- [PROBLEM TO SOLVE]: Tell how many lines carry the word "with"; the reply is the number and nothing else.

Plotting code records
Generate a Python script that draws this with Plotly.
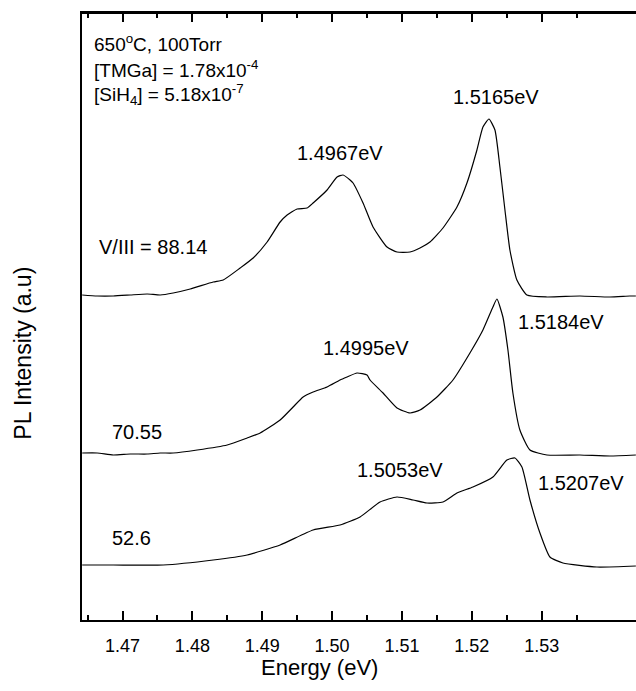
import plotly.graph_objects as go

# ---------------- data ----------------
E_TOP = [1.46423, 1.46638, 1.46867, 1.47110, 1.47353, 1.47539, 1.47725, 1.47969, 1.48298,
         1.48441, 1.48684, 1.48870, 1.49070, 1.49256, 1.49356, 1.49499, 1.49642, 1.49728,
         1.49928, 1.50071, 1.50157, 1.50257, 1.50300, 1.50443, 1.50586, 1.50786, 1.50929,
         1.51115, 1.51258, 1.51401, 1.51587, 1.51787, 1.51930, 1.52073, 1.52159, 1.52245,
         1.52331, 1.52402, 1.52474, 1.52545, 1.52645, 1.52788, 1.53075, 1.53547, 1.53977,
         1.54262, 1.54348]
I_TOP = [3.25, 3.24, 3.24, 3.25, 3.26, 3.25, 3.27, 3.31, 3.38,
         3.40, 3.52, 3.62, 3.78, 3.98, 4.05, 4.11, 4.12, 4.17,
         4.30, 4.43, 4.45, 4.40, 4.37, 4.17, 3.93, 3.73, 3.68,
         3.68, 3.72, 3.78, 3.92, 4.13, 4.37, 4.70, 4.93, 5.01,
         4.90, 4.53, 4.10, 3.70, 3.40, 3.25, 3.23, 3.24, 3.23,
         3.24, 3.24]

E_MID = [1.46423, 1.46638, 1.46867, 1.47110, 1.47353, 1.47539, 1.47725, 1.48069, 1.48498,
         1.48784, 1.48970, 1.49256, 1.49442, 1.49585, 1.49728, 1.49928, 1.50114, 1.50214,
         1.50357, 1.50500, 1.50543, 1.50729, 1.50929, 1.51115, 1.51258, 1.51501, 1.51730,
         1.51973, 1.52159, 1.52302, 1.52359, 1.52445, 1.52517, 1.52588, 1.52688, 1.52832,
         1.53075, 1.53547, 1.53977, 1.54348]
I_MID = [1.67, 1.67, 1.65, 1.66, 1.66, 1.67, 1.67, 1.70, 1.75,
         1.82, 1.87, 2.00, 2.13, 2.23, 2.28, 2.33, 2.40, 2.43,
         2.47, 2.45, 2.40, 2.27, 2.12, 2.07, 2.10, 2.23, 2.40,
         2.67, 2.90, 3.13, 3.21, 3.03, 2.70, 2.27, 1.90, 1.70,
         1.65, 1.65, 1.64, 1.65]

E_BOT = [1.46423, 1.46867, 1.47582, 1.48298, 1.48784, 1.49256, 1.49728, 1.50114, 1.50400,
         1.50686, 1.50929, 1.51158, 1.51358, 1.51587, 1.51787, 1.52016, 1.52302, 1.52502,
         1.52617, 1.52717, 1.52832, 1.52975, 1.53118, 1.53304, 1.53790, 1.54348]
I_BOT = [0.55, 0.55, 0.55, 0.60, 0.65, 0.75, 0.90, 0.95, 1.03,
         1.18, 1.23, 1.20, 1.17, 1.18, 1.27, 1.33, 1.43, 1.60,
         1.62, 1.53, 1.20, 0.87, 0.63, 0.57, 0.53, 0.54]

TICK_VALUES = [1.47, 1.48, 1.49, 1.50, 1.51, 1.52, 1.53]
TICK_LABELS = ["1.47", "1.48", "1.49", "1.50", "1.51", "1.52", "1.53"]
MINOR_TICKS = [1.465, 1.475, 1.485, 1.495, 1.505, 1.515, 1.525, 1.535]

HEADER_LINES = ["650<sup>o</sup>C, 100Torr",
                "[TMGa] = 1.78x10<sup>-4</sup>",
                "[SiH<sub>4</sub>] = 5.18x10<sup>-7</sup>"]
HEADER_Y = [5.77, 5.51, 5.26]

SERIES_LABELS = ["V/III = 88.14", "70.55", "52.6"]
SERIES_LABEL_X = [1.46638, 1.46825, 1.46825]
SERIES_LABEL_Y = [3.73, 1.88, 0.82]

PEAK_LABELS = ["1.4967eV", "1.5165eV", "1.4995eV", "1.5184eV", "1.5053eV", "1.5207eV"]
PEAK_LABEL_X = [1.50114, 1.52346, 1.50486, 1.53276, 1.50971, 1.53561]
PEAK_LABEL_Y = [4.67, 5.23, 2.72, 2.98, 1.50, 1.37]

FONT = "Liberation Sans, Arial, sans-serif"

fig = go.Figure()
for e, i in [(E_TOP, I_TOP), (E_MID, I_MID), (E_BOT, I_BOT)]:
    fig.add_trace(go.Scatter(x=e, y=i, mode="lines",
                             line=dict(color="black", width=1.2, shape="spline", smoothing=0.5),
                             showlegend=False, hoverinfo="skip"))

annotations = []
for txt, y in zip(HEADER_LINES, HEADER_Y):
    annotations.append(dict(text=txt, x=1.46567, y=y, xref="x", yref="y",
                            xanchor="left", yanchor="middle", showarrow=False,
                            font=dict(size=19, color="black", family=FONT)))
for txt, x, y in zip(SERIES_LABELS, SERIES_LABEL_X, SERIES_LABEL_Y):
    annotations.append(dict(text=txt, x=x, y=y, xref="x", yref="y",
                            xanchor="left", yanchor="middle", showarrow=False,
                            font=dict(size=20, color="black", family=FONT)))
for txt, x, y in zip(PEAK_LABELS, PEAK_LABEL_X, PEAK_LABEL_Y):
    annotations.append(dict(text=txt, x=x, y=y, xref="x", yref="y",
                            xanchor="center", yanchor="middle", showarrow=False,
                            font=dict(size=20, color="black", family=FONT)))
annotations.append(dict(text="Energy (eV)", x=0.4278, y=-0.078, xref="paper", yref="paper",
                        xanchor="center", yanchor="middle", showarrow=False,
                        font=dict(size=22, color="black", family=FONT)))
annotations.append(dict(text="PL Intensity (a.u)", x=-0.108, y=0.439, xref="paper", yref="paper",
                        xanchor="center", yanchor="middle", showarrow=False, textangle=-90,
                        font=dict(size=23, color="black", family=FONT)))

fig.update_layout(
    width=636, height=691,
    margin=dict(l=82, r=0, t=13, b=71),
    paper_bgcolor="white", plot_bgcolor="white",
    showlegend=False,
    annotations=annotations,
    xaxis=dict(range=[1.4642, 1.5435], showgrid=False, zeroline=False,
               showline=True, linecolor="black", linewidth=2, mirror="ticks",
               ticks="inside", ticklen=9, tickwidth=1.5, tickcolor="black",
               tickvals=TICK_VALUES, ticktext=TICK_LABELS, ticklabelstandoff=8,
               tickfont=dict(size=18, color="black", family=FONT),
               minor=dict(tickvals=MINOR_TICKS,
                          ticks="inside", ticklen=5, tickwidth=1.5, tickcolor="black",
                          showgrid=False)),
    yaxis=dict(range=[0, 6.07], showgrid=False, zeroline=False, showline=True,
               linecolor="black", linewidth=2, ticks="", showticklabels=False),
)
# upper frame edge
fig.add_shape(type="line", xref="paper", yref="paper", x0=0, x1=1, y0=1, y1=1,
              line=dict(color="black", width=2), layer="above")

fig.write_html("out.html")
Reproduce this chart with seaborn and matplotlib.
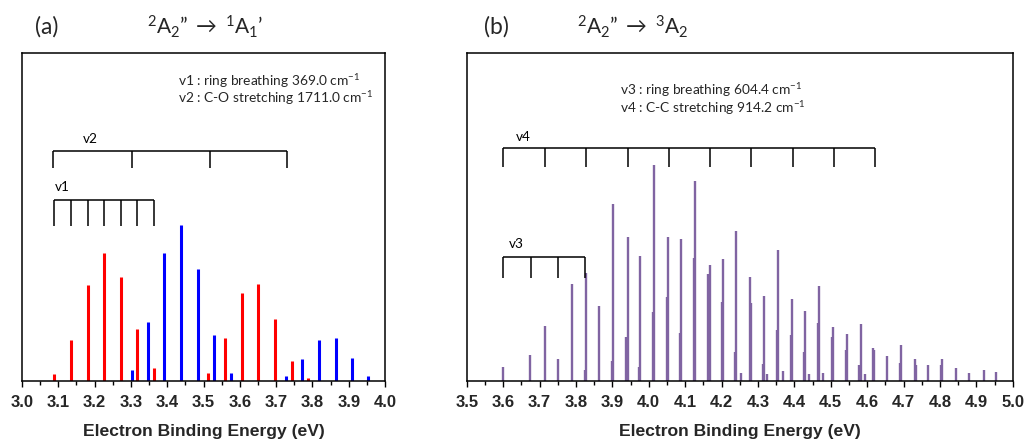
import matplotlib
matplotlib.use("Agg")
import matplotlib.pyplot as plt
import seaborn as sns
from matplotlib.ticker import MultipleLocator, FormatStrFormatter

# (a) 2A2" -> 1A1' : sticks (energy in eV, relative intensity)
red_x = [3.087, 3.135, 3.181, 3.226, 3.272, 3.318, 3.363,
         3.513, 3.560, 3.606, 3.651, 3.698, 3.744, 3.789]
red_y = [0.019, 0.123, 0.291, 0.390, 0.317, 0.156, 0.038,
         0.024, 0.129, 0.267, 0.295, 0.187, 0.060, 0.007]
blue_x = [3.302, 3.347, 3.392, 3.439, 3.485, 3.529, 3.577,
          3.727, 3.772, 3.817, 3.864, 3.909, 3.954]
blue_y = [0.033, 0.178, 0.390, 0.475, 0.340, 0.138, 0.024,
          0.015, 0.065, 0.123, 0.129, 0.069, 0.015]

# (b) 2A2" -> 3A2 : main sticks and the weaker ones sitting right next to them
purple_x = [3.601, 3.675, 3.715, 3.752, 3.789, 3.829, 3.864, 3.902, 3.942, 3.977,
            4.015, 4.054, 4.090, 4.128, 4.168, 4.204, 4.241, 4.254, 4.278, 4.317,
            4.326, 4.355, 4.368, 4.393, 4.430, 4.440, 4.469, 4.479, 4.507, 4.544,
            4.582, 4.593, 4.617, 4.656, 4.694, 4.731, 4.768, 4.807, 4.844, 4.881,
            4.920, 4.955]
purple_y = [0.042, 0.078, 0.167, 0.065, 0.294, 0.329, 0.227, 0.538, 0.437, 0.379,
            0.658, 0.437, 0.433, 0.609, 0.353, 0.371, 0.456, 0.024, 0.316, 0.258,
            0.020, 0.397, 0.029, 0.249, 0.213, 0.020, 0.290, 0.024, 0.162, 0.141,
            0.173, 0.020, 0.100, 0.074, 0.109, 0.065, 0.047, 0.065, 0.038, 0.023,
            0.032, 0.025]
side_x = [3.824, 3.899, 3.938, 3.974, 4.012, 4.050, 4.087, 4.124, 4.164, 4.201,
          4.238, 4.282, 4.314, 4.352, 4.390, 4.427, 4.466, 4.504, 4.541, 4.579,
          4.620, 4.690, 4.734, 4.803]
side_y = [0.032, 0.060, 0.132, 0.041, 0.209, 0.254, 0.146, 0.375, 0.325, 0.240,
          0.088, 0.236, 0.050, 0.154, 0.139, 0.087, 0.177, 0.132, 0.092, 0.047,
          0.092, 0.054, 0.047, 0.047]

# progression combs
v1_pos = [3.087, 3.135, 3.181, 3.226, 3.272, 3.318, 3.364]
v2_pos = [3.086, 3.303, 3.517, 3.729]
v3_pos = [3.601, 3.676, 3.751, 3.826]
v4_pos = [3.601, 3.714, 3.828, 3.942, 4.056, 4.169, 4.282, 4.396, 4.509, 4.621]

RED = "#FF0000"
BLUE = "#0000FF"
PURPLE = "#8064A2"

sns.set_theme(style="white")
plt.rcParams["font.family"] = ["Lato", "DejaVu Sans"]
plt.rcParams["mathtext.fontset"] = "custom"
plt.rcParams["mathtext.rm"] = "Lato"
plt.rcParams["mathtext.it"] = "Lato:italic"
plt.rcParams["mathtext.fallback"] = "stixsans"

W, H = 1025, 440
fig = plt.figure(figsize=(W / 100, H / 100), dpi=100)
ax_a = fig.add_axes([22 / W, 1 - 380.5 / H, 363 / W, 327.5 / H])
ax_b = fig.add_axes([466.7 / W, 1 - 380.5 / H, 546 / W, 327.5 / H])


def draw_comb(ax, pos, y_top, y_bot, label, lx, ly):
    ax.hlines(y_top, pos[0], pos[-1], color="black", lw=1.1)
    ax.vlines(pos, y_bot, y_top, color="black", lw=1.1)
    ax.text(lx, ly, label, fontsize=9.8, ha="left", va="center", color="black")


def style_axes(ax, lo, hi):
    ax.set_xlim(lo, hi)
    ax.set_ylim(0, 1)
    ax.xaxis.set_major_locator(MultipleLocator(0.1))
    ax.xaxis.set_minor_locator(MultipleLocator(0.05))
    ax.xaxis.set_major_formatter(FormatStrFormatter("%.1f"))
    ax.set_yticks([])
    ax.tick_params(axis="x", which="major", bottom=True, direction="out",
                   length=4, width=1, color="black", pad=6.5)
    ax.tick_params(axis="x", which="minor", bottom=True, direction="out",
                   length=3, width=1, color="black")
    for lbl in ax.get_xticklabels():
        lbl.set_fontfamily("Liberation Sans")
        lbl.set_fontweight("bold")
        lbl.set_fontsize(12)
    for sp in ax.spines.values():
        sp.set_color("black")
        sp.set_linewidth(1.1)
    ax.set_xlabel("Electron Binding Energy (eV)", fontfamily="Liberation Sans",
                  fontweight="bold", fontsize=12.6)
    ax.xaxis.label.set_va("baseline")
    ax.xaxis.set_label_coords(0.5, -0.168)


# panel (a)
ax_a.vlines(red_x, 0, red_y, color=RED, lw=2.2)
ax_a.vlines(blue_x, 0, blue_y, color=BLUE, lw=2.2)
draw_comb(ax_a, v2_pos, 0.700, 0.648, "v2", 3.168, 0.737)
draw_comb(ax_a, v1_pos, 0.551, 0.472, "v1", 3.090, 0.590)
ax_a.text(0.431, 0.915, "v1 : ring breathing 369.0 cm$^{-1}$", transform=ax_a.transAxes,
          fontsize=9.9, va="center", ha="left")
ax_a.text(0.431, 0.863, "v2 : C-O stretching 1711.0 cm$^{-1}$", transform=ax_a.transAxes,
          fontsize=9.9, va="center", ha="left")
style_axes(ax_a, 3.0, 4.0)

# panel (b)
ax_b.vlines(side_x, 0, side_y, color=PURPLE, lw=1.7)
ax_b.vlines(purple_x, 0, purple_y, color=PURPLE, lw=1.7)
draw_comb(ax_b, v4_pos, 0.709, 0.651, "v4", 3.634, 0.743)
draw_comb(ax_b, v3_pos, 0.378, 0.312, "v3", 3.615, 0.417)
ax_b.text(0.280, 0.887, "v3 : ring breathing 604.4 cm$^{-1}$", transform=ax_b.transAxes,
          fontsize=9.9, va="center", ha="left")
ax_b.text(0.280, 0.832, "v4 : C-C stretching 914.2 cm$^{-1}$", transform=ax_b.transAxes,
          fontsize=9.9, va="center", ha="left")
style_axes(ax_b, 3.5, 5.0)

# panel letters and transition titles
fig.text(35 / W, 1 - 27 / H, "(a)", fontsize=16.5, va="center", ha="left")
fig.text(147 / W, 1 - 27 / H, "$^{2}$A$_{2}$\u201d $\\rightarrow$ $^{1}$A$_{1}$\u2019",
         fontsize=15, va="center", ha="left")
fig.text(484 / W, 1 - 27 / H, "(b)", fontsize=16.5, va="center", ha="left")
fig.text(577 / W, 1 - 27 / H, "$^{2}$A$_{2}$\u201d $\\rightarrow$ $^{3}$A$_{2}$",
         fontsize=15, va="center", ha="left")

fig.savefig("out.png", dpi=100)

- [ANSWER TO THE EXERCISE]: 2